Example instructions and examiner questions:
- "Hold the device up to your eyes and look into the eye piece as if you're reading a book."
- "What number is the white arrow pointing to?"
- It is important for the examiner to ask "Is it actually pointing to the number (e.g. number 4) or in between two numbers (e.g. between the numbers 3 and 5)?" This avoids possible confusion as only the odd numbers show on one side of the scale and the even figures on the other, if misinterpreted, diagnosis may be incorrect.
- "What number is the red arrow pointing to?"
- "I want you to lift the red torsion lever and hold it parallel to the red arrow."

== Recording ==
Example:
1. MW: cc exo 10∆ R/L 7∆ excyclo 4° OR MW: cc -10∆ R/L 7∆ excyclo 4°
2. MW cc eso 5∆ ө

Key:

| Symbol | Meaning/Definition |
|---|---|
| ∆ | Prism Dioptres (i.e. measurement of deviation) |
| ° | Degrees (i.e. measurement of deviation) |
| - | Exo-deviation |
| + | Eso-deviation |
| ө | No Vertical Deviation |
| ɸ | No Horizontal Deviation |
| cc | With optical correction |
| sc | Without optical correction |

== Interpretation ==
With the maddox wing, you cannot differentiate between a manifest deviation or latent deviation. The white arrow on the white X-Axis measures for horizontal deviations in which, odd numbers represent eso deviations and even numbers represents exo deviations. The red arrow on the red Y-Axis measures for vertical deviations; odd numbers represent right hyper deviations and even numbers represents left hyper deviations.

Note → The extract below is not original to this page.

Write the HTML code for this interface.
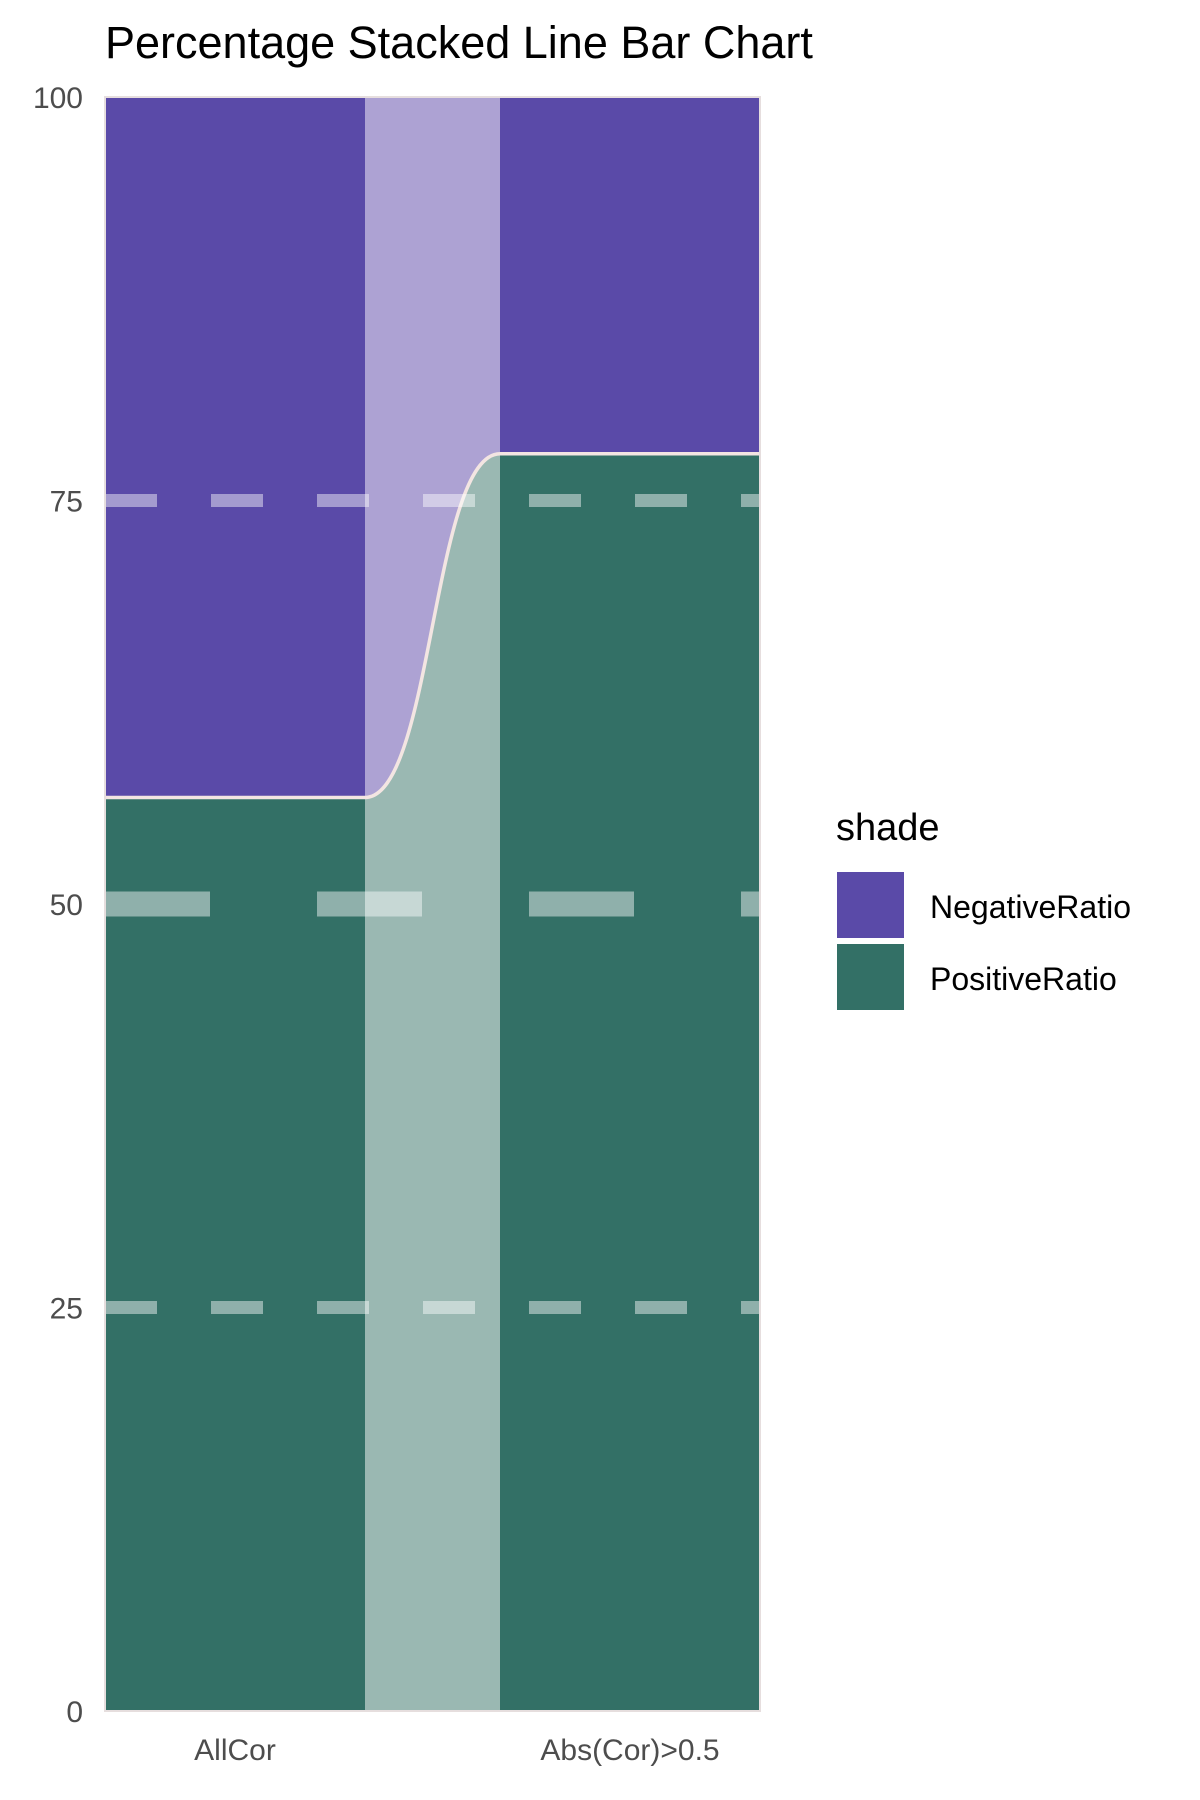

In the absence of a deviated eye, both red and white arrows point to zero, indicating that there is no deviation present. The presence of torsion is determined subjectively; the patient is instructed to take hold of the torsion lever and make it straight.

== Advantages ==
- Time efficient method of measuring strabismus
- Measures horizontal, vertical and torsional deviations
- Hand held instrument
- Not a difficult skill to learn and since the numbers can be read only the patient accommodates sufficiently which makes the test much more reliable
- Can be used on children

== Disadvantages ==
- Contraindicated where abnormal retinal correspondence (ARC) or suppression are present
- The dissociative nature of the test may cause irregularities in measurements
- Does not differentiate between latent and manifest strabismus
- Septa is easily bent, may lead to incorrect results as one eye sees both arrows and numbers
- Cannot be performed in the distance

== Considerations ==
- Time must be allowed for dissociation of the eyes to take place
- Numbers and arrows should be seen clearly. Relaxation of accommodation can result in an increase in exophoria and a decrease in esophoria, leading to an inaccurate result
- The examiner should check the function of the Maddox Wing Instrument before use; the septa can be easily bent, leading to the septa not covering the intended view. When that happens one eye can see both arrows and numbers which gives inaccurate results.